Christopher John Francis Boone knows all the countries of the world and their capitals and every prime number up to 7, 057. He can also square 2 up to over 30 million. He cannot stand to be touched.He hates the yellow and brown. He relates well to animals but has no understanding of human emotions. Christopher is autistic. The novel is Christopher's very own book he has decided to write. He loves mystery novels. He loves Sherlock Holmes but hates Sir Arthur Conan Doyle.

One night he discovers Mrs. Shear's dog Wellington with a pitch fork in his belly. Laying in the yard. He decides to find out who killed Wellington and write a detective book documenting his investigation.

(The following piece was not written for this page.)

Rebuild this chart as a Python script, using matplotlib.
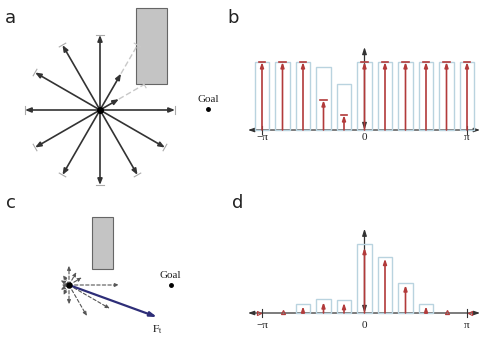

So this is the book. It is amazing (I stole Lisa's word ha). It was so interesting reading from the view point of an autistic boy. The back of the book says its like The Catcher in the Rye. But I've read that too. And it isn't. Holden Caulfield is just wierd. It never says what the heck is wrong with him. He just is a freak. I'm pretty sure. Christopher Boone is a genius with some emotional issues :). Here is a paragraph to show how cool this book is:

Eight years ago, when I first met Siobhan, she showed me this picture : ( and I knew that it meant "sad," which is what I felt when I found the dead dog. Then she showed me this picture : ) and I knew that it meant "happy," like when I'm reading about the Apollo space missions, or when I am still awake at 3 a.m. or 4 a.m. in the morning and I can walk up and down the street and pretend that I am the only person in the whole world. The she drew me some other pictures ; ) (angry face) (confused face) : o [sorry i couldn't make those faces] but I was unable to say what these meant. I got Siobhan to draw lots of these faces and then write down next to them exactly what they meant. I kept the piece of paper in my pocket and took it out when I didn't understand what someone was saying. But it was very difficult to decide which of the diagrams was most like the face they were making because some people's faces move very quickly.
So anyway, theres a peek of the book. It gets cooler than that paragraph but it's really late in the night-time and I just want to sleep. So just read the book. It is good and a really easy read, and a quick read, and it is just swell.